I think Hazel is a proper genius for film acting. And it was apparent to me the very first day I laid eyes on her. [Casting director] Louise Kiely had already known Hazel and introduced her to me. I remember we spent a day in a boxing club and we sang and boxed alternately in the morning because I kept wanting to exercise poles of being in a way – the tenderness and the toughness – and to explore a whole range of expression from one pole to the other. There were quite a few people present and I found Hazel absolutely spellbinding.

You just look into her eyes and there's such deep soulfulness, and she absolutely has in spades what the character has, because I was going, well, if I'm going to have such a heroic, young character, one that’ll really convince an audience, there has to be something in the actress that plays her that's really special, that’s really exceptional, so that the truth of that translates to the truth of the character. And I just had shivers with the recognition and knowledge that I was in a room with an absolute star.

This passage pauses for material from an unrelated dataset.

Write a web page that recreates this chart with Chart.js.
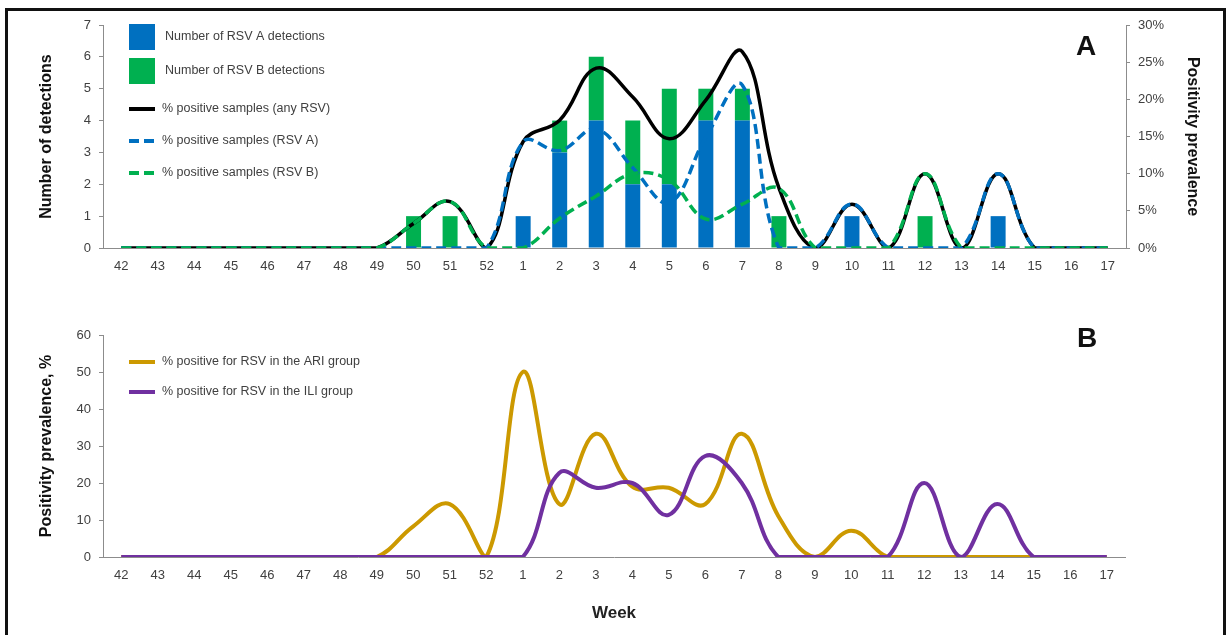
<!DOCTYPE html>
<html>
<head>
<meta charset="utf-8">
<script src="https://cdn.jsdelivr.net/npm/chart.js@4.4.0/dist/chart.umd.min.js"></script>
<style>
  body { margin: 0; background: #fff; width: 1227px; height: 635px; overflow: hidden; position: relative; }
  #frame { position: absolute; left: 5px; top: 8px; width: 1221px; height: 700px; border: 3px solid #111; box-sizing: border-box; }
  canvas { position: absolute; left: 0; }
  #chartA { top: 0; }
  #chartB { top: 290px; }
</style>
</head>
<body>
<div id="frame"></div>
<canvas id="chartA" width="1227" height="290"></canvas>
<canvas id="chartB" width="1227" height="345"></canvas>
<script>
// week labels (42..52 then 1..17)
const weeks = ["42", "43", "44", "45", "46", "47", "48", "49", "50", "51", "52",
  "1", "2", "3", "4", "5", "6", "7", "8", "9", "10", "11", "12", "13", "14", "15", "16", "17"];

// panel A - detections (counts)
const rsvA = [0, 0, 0, 0, 0, 0, 0, 0, 0, 0, 0, 1, 3, 4, 2, 2, 4, 4, 0, 0, 1, 0, 0, 0, 1, 0, 0, 0];
const rsvB = [0, 0, 0, 0, 0, 0, 0, 0, 1, 1, 0, 0, 1, 2, 2, 3, 1, 1, 1, 0, 0, 0, 1, 0, 0, 0, 0, 0];

// panel A - % positive samples
const pctAny = [0, 0, 0, 0, 0, 0, 0, 0, 3.3, 6.25, 0, 14.3, 17.2, 24.2, 20.3, 14.7, 19.9, 26.4, 8.1, 0, 5.9, 0, 10, 0, 10, 0, 0, 0];
const pctA = [0, 0, 0, 0, 0, 0, 0, 0, 0, 0, 0, 14.3, 13.1, 16, 10.8, 6.1, 14.9, 21.9, 0, 0, 5.9, 0, 0, 0, 10, 0, 0, 0];
const pctB = [0, 0, 0, 0, 0, 0, 0, 0, 3.3, 6.25, 0, 0, 4, 7, 10, 9.1, 3.9, 5.9, 8, 0, 0, 0, 10, 0, 0, 0, 0, 0];

// panel B - % positive by group
const pctARI = [0, 0, 0, 0, 0, 0, 0, 0, 8.3, 14.3, 0, 50, 14.3, 33.3, 19, 18.7, 14.3, 33.3, 11.1, 0, 7.1, 0, 0, 0, 0, 0, 0, 0];
const pctILI = [0, 0, 0, 0, 0, 0, 0, 0, 0, 0, 0, 0, 22.7, 18.7, 20, 11.4, 27.3, 20, 0, 0, 0, 0, 20, 0, 14.3, 0, 0, 0];

const BLUE = "#0070C0";
const GREEN = "#00B050";
const GOLD = "#CC9900";
const PURPLE = "#7030A0";
const AXIS = "#8c8c8c";
const TICK = "#404040";
const FONT = "'Liberation Sans', Arial, sans-serif";

// draws the legend block and the panel letter at fixed spots
const panelDecor = {
  id: "panelDecor",
  afterDraw(chart, args, opts) {
    const ctx = chart.ctx;
    ctx.save();
    ctx.textBaseline = "middle";
    ctx.font = "12.5px " + FONT;
    opts.items.forEach((item) => {
      const ds = chart.data.datasets[item.ds];
      if (item.kind === "box") {
        ctx.fillStyle = ds.backgroundColor;
        ctx.fillRect(129, item.y - 13, 26, 26);
        ctx.fillStyle = TICK;
        ctx.fillText(ds.label, 165, item.y);
      } else {
        ctx.strokeStyle = ds.borderColor;
        ctx.lineWidth = 4;
        ctx.setLineDash(ds.borderDash || []);
        ctx.beginPath();
        ctx.moveTo(129, item.y);
        ctx.lineTo(155, item.y);
        ctx.stroke();
        ctx.setLineDash([]);
        ctx.fillStyle = TICK;
        ctx.fillText(ds.label, 162, item.y);
      }
    });
    ctx.fillStyle = "#111";
    ctx.font = "bold 28px " + FONT;
    ctx.textAlign = "center";
    ctx.fillText(opts.letter.text, opts.letter.x, opts.letter.y);
    ctx.restore();
  },
};

const lineSet = (label, data, color, dash, order, axis, width) => ({
  type: "line",
  label: label,
  data: data,
  borderColor: color,
  backgroundColor: color,
  borderWidth: width,
  borderDash: dash,
  pointRadius: 0,
  tension: 0.4,
  fill: false,
  order: order,
  yAxisID: axis,
});

const leftAxis = (title, max, step) => ({
  position: "left",
  min: 0,
  max: max,
  afterFit: (s) => { s.width = 66; },
  ticks: { stepSize: step, padding: 8, color: TICK, font: { size: 13, family: FONT } },
  grid: { drawOnChartArea: false, drawTicks: true, tickLength: 4, color: AXIS },
  border: { display: true, color: AXIS, width: 1 },
  title: { display: true, text: title, color: "#111", padding: 0, font: { size: 16, weight: "bold", family: FONT } },
});

new Chart(document.getElementById("chartA"), {
  type: "bar",
  data: {
    labels: weeks,
    datasets: [
      { label: "Number of RSV A detections", data: rsvA, backgroundColor: BLUE, barPercentage: 0.41, categoryPercentage: 1, order: 4, yAxisID: "y" },
      { label: "Number of RSV B detections", data: rsvB, backgroundColor: GREEN, barPercentage: 0.41, categoryPercentage: 1, order: 5, yAxisID: "y" },
      lineSet("% positive samples (any RSV)", pctAny, "#000", [], 3, "y1", 3.5),
      lineSet("% positive samples (RSV A)", pctA, BLUE, [10, 5], 2, "y1", 3.5),
      lineSet("% positive samples (RSV B)", pctB, GREEN, [10, 5], 1, "y1", 3.5),
    ],
  },
  options: {
    responsive: false,
    animation: false,
    layout: { padding: { left: 37, right: 25, top: 25, bottom: 0 } },
    plugins: {
      legend: { display: false },
      tooltip: { enabled: false },
      panelDecor: {
        items: [
          { ds: 0, kind: "box", y: 37 },
          { ds: 1, kind: "box", y: 71 },
          { ds: 2, kind: "line", y: 109 },
          { ds: 3, kind: "line", y: 141 },
          { ds: 4, kind: "line", y: 173 },
        ],
        letter: { text: "A", x: 1086, y: 47 },
      },
    },
    scales: {
      x: {
        stacked: true,
        afterFit: (s) => { s.height = 42; },
        ticks: { padding: 11, color: TICK, font: { size: 13, family: FONT } },
        grid: { display: false, drawTicks: false },
        border: { display: true, color: AXIS, width: 1 },
      },
      y: { ...leftAxis("Number of detections", 7, 1), stacked: true },
      y1: {
        position: "right",
        min: 0,
        max: 30,
        afterFit: (s) => { s.width = 76; },
        ticks: { stepSize: 5, padding: 8, color: TICK, font: { size: 13, family: FONT }, callback: (v) => v + "%" },
        grid: { drawOnChartArea: false, drawTicks: true, tickLength: 4, color: AXIS },
        border: { display: true, color: AXIS, width: 1 },
        title: { display: true, text: "Positivity prevalence", color: "#111", padding: 0, font: { size: 16, weight: "bold", family: FONT } },
      },
    },
  },
  plugins: [panelDecor],
});

new Chart(document.getElementById("chartB"), {
  type: "line",
  data: {
    labels: weeks,
    datasets: [
      lineSet("% positive for RSV in the ARI group", pctARI, GOLD, [], 2, "y", 4),
      lineSet("% positive for RSV in the ILI group", pctILI, PURPLE, [], 1, "y", 4),
    ],
  },
  options: {
    responsive: false,
    animation: false,
    layout: { padding: { left: 37, right: 102, top: 45, bottom: 0 } },
    plugins: {
      legend: { display: false },
      tooltip: { enabled: false },
      panelDecor: {
        items: [
          { ds: 0, kind: "line", y: 72 },
          { ds: 1, kind: "line", y: 102 },
        ],
        letter: { text: "B", x: 1087, y: 49 },
      },
    },
    scales: {
      x: {
        offset: true,
        afterFit: (s) => { s.height = 78; },
        ticks: { padding: 11, color: TICK, font: { size: 13, family: FONT } },
        grid: { display: false, drawTicks: false },
        border: { display: true, color: AXIS, width: 1 },
        title: { display: true, text: "Week", color: "#222", padding: { top: 0, bottom: 11 }, font: { size: 17, weight: "bold", family: FONT } },
      },
      y: leftAxis("Positivity prevalence, %", 60, 10),
    },
  },
  plugins: [panelDecor],
});
</script>
</body>
</html>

Her way of working is very intuitive. She doesn't have a methodology that she would be able to describe. She was receptive and is as impressionable as water. She's a fantastic kind of receiving apparatus is what I call it. It's like a big satellite dish for just receiving what she needs for her role. She's a proper artist in that way, and she's also extremely diligent and hard-working, so she would've worked hard boxing and looked after herself during the shoot. And the other thing I have to say is her parents are wonderful to support her, and it's just like what you love to see.

She really has it all. I don't doubt that she's going to be a megastar. And I love that Hazel didn't throw a single stereotype. I’ve had people, particularly from the travelling community, who say “will you thank Hazel so much for not going down the stereotyped route?” So I feel very lucky to have met her. I think the country is so full of radiant talent and I am so glad I found Hazel.